(Saved entries)
________________________

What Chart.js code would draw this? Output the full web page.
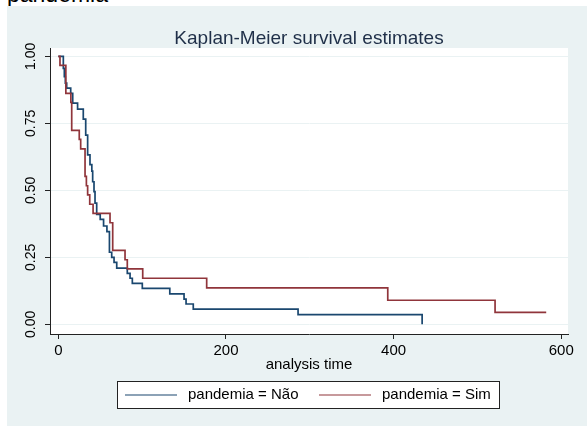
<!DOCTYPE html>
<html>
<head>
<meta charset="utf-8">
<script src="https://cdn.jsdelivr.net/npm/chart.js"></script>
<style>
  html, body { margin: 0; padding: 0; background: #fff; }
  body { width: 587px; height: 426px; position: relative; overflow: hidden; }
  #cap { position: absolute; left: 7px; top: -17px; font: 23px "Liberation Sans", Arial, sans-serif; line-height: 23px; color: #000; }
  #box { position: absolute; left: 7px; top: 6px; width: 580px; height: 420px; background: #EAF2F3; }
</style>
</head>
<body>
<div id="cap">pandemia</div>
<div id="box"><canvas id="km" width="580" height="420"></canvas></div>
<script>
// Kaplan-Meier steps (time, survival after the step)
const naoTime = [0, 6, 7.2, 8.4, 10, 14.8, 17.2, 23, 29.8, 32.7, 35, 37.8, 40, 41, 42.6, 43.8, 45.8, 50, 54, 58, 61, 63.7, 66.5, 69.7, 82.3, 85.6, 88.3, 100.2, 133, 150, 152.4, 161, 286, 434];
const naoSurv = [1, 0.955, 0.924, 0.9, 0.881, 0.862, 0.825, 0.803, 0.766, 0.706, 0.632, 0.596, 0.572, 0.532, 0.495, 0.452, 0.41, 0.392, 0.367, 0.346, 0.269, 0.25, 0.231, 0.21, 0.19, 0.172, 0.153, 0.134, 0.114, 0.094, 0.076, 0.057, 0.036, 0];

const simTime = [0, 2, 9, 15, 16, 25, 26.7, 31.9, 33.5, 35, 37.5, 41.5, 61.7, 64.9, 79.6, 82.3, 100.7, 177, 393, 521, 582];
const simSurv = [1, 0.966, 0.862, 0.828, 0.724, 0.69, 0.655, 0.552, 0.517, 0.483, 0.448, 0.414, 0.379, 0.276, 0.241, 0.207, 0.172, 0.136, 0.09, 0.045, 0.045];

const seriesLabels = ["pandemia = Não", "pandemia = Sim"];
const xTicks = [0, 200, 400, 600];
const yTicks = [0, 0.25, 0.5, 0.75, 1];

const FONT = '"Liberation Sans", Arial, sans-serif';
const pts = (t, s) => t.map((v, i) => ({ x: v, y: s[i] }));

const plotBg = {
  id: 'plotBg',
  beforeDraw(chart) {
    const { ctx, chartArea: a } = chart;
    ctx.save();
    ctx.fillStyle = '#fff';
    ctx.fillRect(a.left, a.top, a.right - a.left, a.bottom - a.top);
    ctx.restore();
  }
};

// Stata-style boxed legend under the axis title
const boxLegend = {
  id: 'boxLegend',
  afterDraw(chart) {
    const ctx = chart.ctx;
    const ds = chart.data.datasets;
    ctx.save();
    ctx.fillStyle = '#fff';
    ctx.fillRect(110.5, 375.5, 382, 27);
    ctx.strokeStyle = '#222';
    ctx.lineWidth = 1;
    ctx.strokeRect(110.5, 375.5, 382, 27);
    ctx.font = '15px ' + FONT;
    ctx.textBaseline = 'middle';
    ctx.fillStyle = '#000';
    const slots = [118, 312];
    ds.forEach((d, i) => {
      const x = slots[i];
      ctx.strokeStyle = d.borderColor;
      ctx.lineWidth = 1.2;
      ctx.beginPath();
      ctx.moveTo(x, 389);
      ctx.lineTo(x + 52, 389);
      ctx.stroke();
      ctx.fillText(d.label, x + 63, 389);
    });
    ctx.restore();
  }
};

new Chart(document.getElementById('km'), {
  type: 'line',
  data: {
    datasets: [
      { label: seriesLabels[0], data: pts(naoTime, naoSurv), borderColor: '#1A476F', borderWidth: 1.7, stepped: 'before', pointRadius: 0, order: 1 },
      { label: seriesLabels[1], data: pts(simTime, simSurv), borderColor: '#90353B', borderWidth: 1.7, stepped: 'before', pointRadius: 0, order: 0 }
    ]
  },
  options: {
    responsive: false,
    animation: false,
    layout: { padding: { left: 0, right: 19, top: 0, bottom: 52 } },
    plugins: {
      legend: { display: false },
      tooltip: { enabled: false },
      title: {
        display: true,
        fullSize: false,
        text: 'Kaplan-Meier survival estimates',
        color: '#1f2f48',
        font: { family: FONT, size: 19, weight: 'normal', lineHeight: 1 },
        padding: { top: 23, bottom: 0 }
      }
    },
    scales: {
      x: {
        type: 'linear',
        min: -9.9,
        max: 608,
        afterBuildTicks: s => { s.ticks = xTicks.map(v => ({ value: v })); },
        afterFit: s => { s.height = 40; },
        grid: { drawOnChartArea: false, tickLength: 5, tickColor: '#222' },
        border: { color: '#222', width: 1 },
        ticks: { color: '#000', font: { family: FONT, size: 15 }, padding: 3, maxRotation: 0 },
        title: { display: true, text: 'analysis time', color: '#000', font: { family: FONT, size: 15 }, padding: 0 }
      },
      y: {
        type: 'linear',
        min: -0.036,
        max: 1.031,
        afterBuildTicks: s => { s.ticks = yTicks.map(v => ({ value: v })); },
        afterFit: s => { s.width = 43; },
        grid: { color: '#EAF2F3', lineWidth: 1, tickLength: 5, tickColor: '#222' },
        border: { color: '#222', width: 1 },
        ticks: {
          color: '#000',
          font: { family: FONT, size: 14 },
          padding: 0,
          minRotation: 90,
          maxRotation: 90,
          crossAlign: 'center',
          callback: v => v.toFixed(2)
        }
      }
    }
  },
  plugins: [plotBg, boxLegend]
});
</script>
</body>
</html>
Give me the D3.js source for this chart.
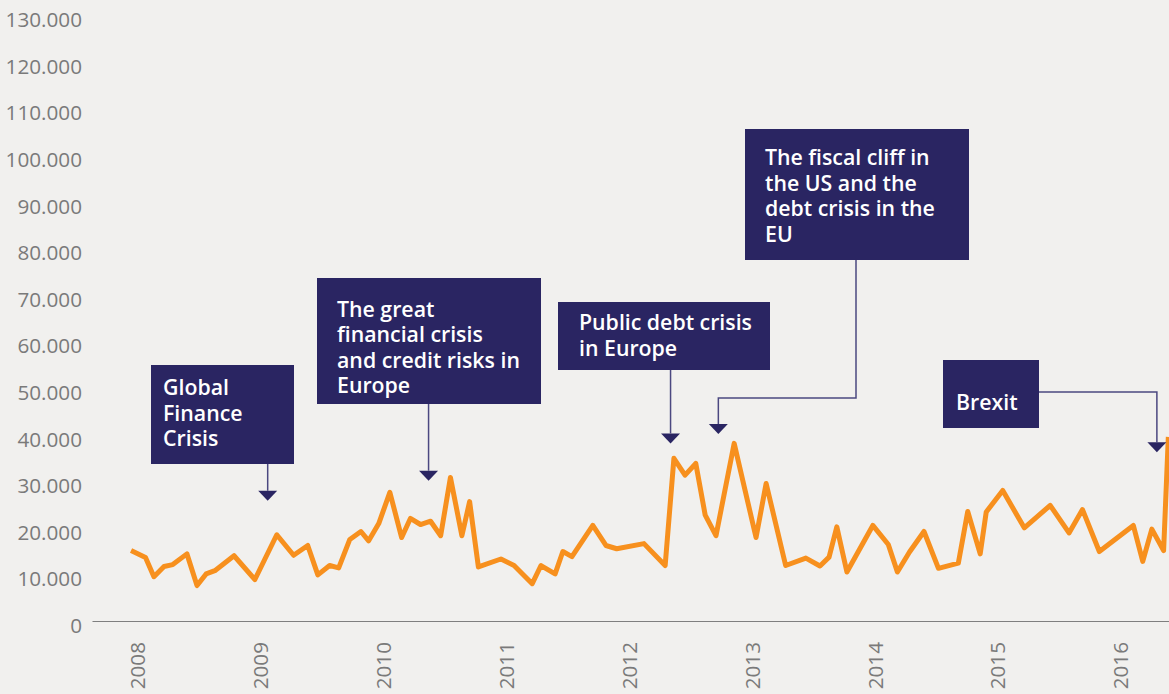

________________________

▶ **PROBLEM DETAILS**
Repeat the data exactly, without the pictures.

▶ **CORRECT RESPONSE**
What Chart.js code would draw this? Output the full web page.
<!DOCTYPE html>
<html>
<head>
<meta charset="utf-8">
<script src="https://cdn.jsdelivr.net/npm/chart.js"></script>
<style>
  html, body { margin: 0; padding: 0; background: #fff; }
  body { width: 587px; height: 426px; position: relative; overflow: hidden; }
  #cap { position: absolute; left: 7px; top: -17px; font: 23px "Liberation Sans", Arial, sans-serif; line-height: 23px; color: #000; }
  #box { position: absolute; left: 7px; top: 6px; width: 580px; height: 420px; background: #EAF2F3; }
</style>
</head>
<body>
<div id="cap">pandemia</div>
<div id="box"><canvas id="km" width="580" height="420"></canvas></div>
<script>
// Kaplan-Meier steps (time, survival after the step)
const naoTime = [0, 6, 7.2, 8.4, 10, 14.8, 17.2, 23, 29.8, 32.7, 35, 37.8, 40, 41, 42.6, 43.8, 45.8, 50, 54, 58, 61, 63.7, 66.5, 69.7, 82.3, 85.6, 88.3, 100.2, 133, 150, 152.4, 161, 286, 434];
const naoSurv = [1, 0.955, 0.924, 0.9, 0.881, 0.862, 0.825, 0.803, 0.766, 0.706, 0.632, 0.596, 0.572, 0.532, 0.495, 0.452, 0.41, 0.392, 0.367, 0.346, 0.269, 0.25, 0.231, 0.21, 0.19, 0.172, 0.153, 0.134, 0.114, 0.094, 0.076, 0.057, 0.036, 0];

const simTime = [0, 2, 9, 15, 16, 25, 26.7, 31.9, 33.5, 35, 37.5, 41.5, 61.7, 64.9, 79.6, 82.3, 100.7, 177, 393, 521, 582];
const simSurv = [1, 0.966, 0.862, 0.828, 0.724, 0.69, 0.655, 0.552, 0.517, 0.483, 0.448, 0.414, 0.379, 0.276, 0.241, 0.207, 0.172, 0.136, 0.09, 0.045, 0.045];

const seriesLabels = ["pandemia = Não", "pandemia = Sim"];
const xTicks = [0, 200, 400, 600];
const yTicks = [0, 0.25, 0.5, 0.75, 1];

const FONT = '"Liberation Sans", Arial, sans-serif';
const pts = (t, s) => t.map((v, i) => ({ x: v, y: s[i] }));

const plotBg = {
  id: 'plotBg',
  beforeDraw(chart) {
    const { ctx, chartArea: a } = chart;
    ctx.save();
    ctx.fillStyle = '#fff';
    ctx.fillRect(a.left, a.top, a.right - a.left, a.bottom - a.top);
    ctx.restore();
  }
};

// Stata-style boxed legend under the axis title
const boxLegend = {
  id: 'boxLegend',
  afterDraw(chart) {
    const ctx = chart.ctx;
    const ds = chart.data.datasets;
    ctx.save();
    ctx.fillStyle = '#fff';
    ctx.fillRect(110.5, 375.5, 382, 27);
    ctx.strokeStyle = '#222';
    ctx.lineWidth = 1;
    ctx.strokeRect(110.5, 375.5, 382, 27);
    ctx.font = '15px ' + FONT;
    ctx.textBaseline = 'middle';
    ctx.fillStyle = '#000';
    const slots = [118, 312];
    ds.forEach((d, i) => {
      const x = slots[i];
      ctx.strokeStyle = d.borderColor;
      ctx.lineWidth = 1.2;
      ctx.beginPath();
      ctx.moveTo(x, 389);
      ctx.lineTo(x + 52, 389);
      ctx.stroke();
      ctx.fillText(d.label, x + 63, 389);
    });
    ctx.restore();
  }
};

new Chart(document.getElementById('km'), {
  type: 'line',
  data: {
    datasets: [
      { label: seriesLabels[0], data: pts(naoTime, naoSurv), borderColor: '#1A476F', borderWidth: 1.7, stepped: 'before', pointRadius: 0, order: 1 },
      { label: seriesLabels[1], data: pts(simTime, simSurv), borderColor: '#90353B', borderWidth: 1.7, stepped: 'before', pointRadius: 0, order: 0 }
    ]
  },
  options: {
    responsive: false,
    animation: false,
    layout: { padding: { left: 0, right: 19, top: 0, bottom: 52 } },
    plugins: {
      legend: { display: false },
      tooltip: { enabled: false },
      title: {
        display: true,
        fullSize: false,
        text: 'Kaplan-Meier survival estimates',
        color: '#1f2f48',
        font: { family: FONT, size: 19, weight: 'normal', lineHeight: 1 },
        padding: { top: 23, bottom: 0 }
      }
    },
    scales: {
      x: {
        type: 'linear',
        min: -9.9,
        max: 608,
        afterBuildTicks: s => { s.ticks = xTicks.map(v => ({ value: v })); },
        afterFit: s => { s.height = 40; },
        grid: { drawOnChartArea: false, tickLength: 5, tickColor: '#222' },
        border: { color: '#222', width: 1 },
        ticks: { color: '#000', font: { family: FONT, size: 15 }, padding: 3, maxRotation: 0 },
        title: { display: true, text: 'analysis time', color: '#000', font: { family: FONT, size: 15 }, padding: 0 }
      },
      y: {
        type: 'linear',
        min: -0.036,
        max: 1.031,
        afterBuildTicks: s => { s.ticks = yTicks.map(v => ({ value: v })); },
        afterFit: s => { s.width = 43; },
        grid: { color: '#EAF2F3', lineWidth: 1, tickLength: 5, tickColor: '#222' },
        border: { color: '#222', width: 1 },
        ticks: {
          color: '#000',
          font: { family: FONT, size: 14 },
          padding: 0,
          minRotation: 90,
          maxRotation: 90,
          crossAlign: 'center',
          callback: v => v.toFixed(2)
        }
      }
    }
  },
  plugins: [plotBg, boxLegend]
});
</script>
</body>
</html>
Give me the D3.js source for this chart.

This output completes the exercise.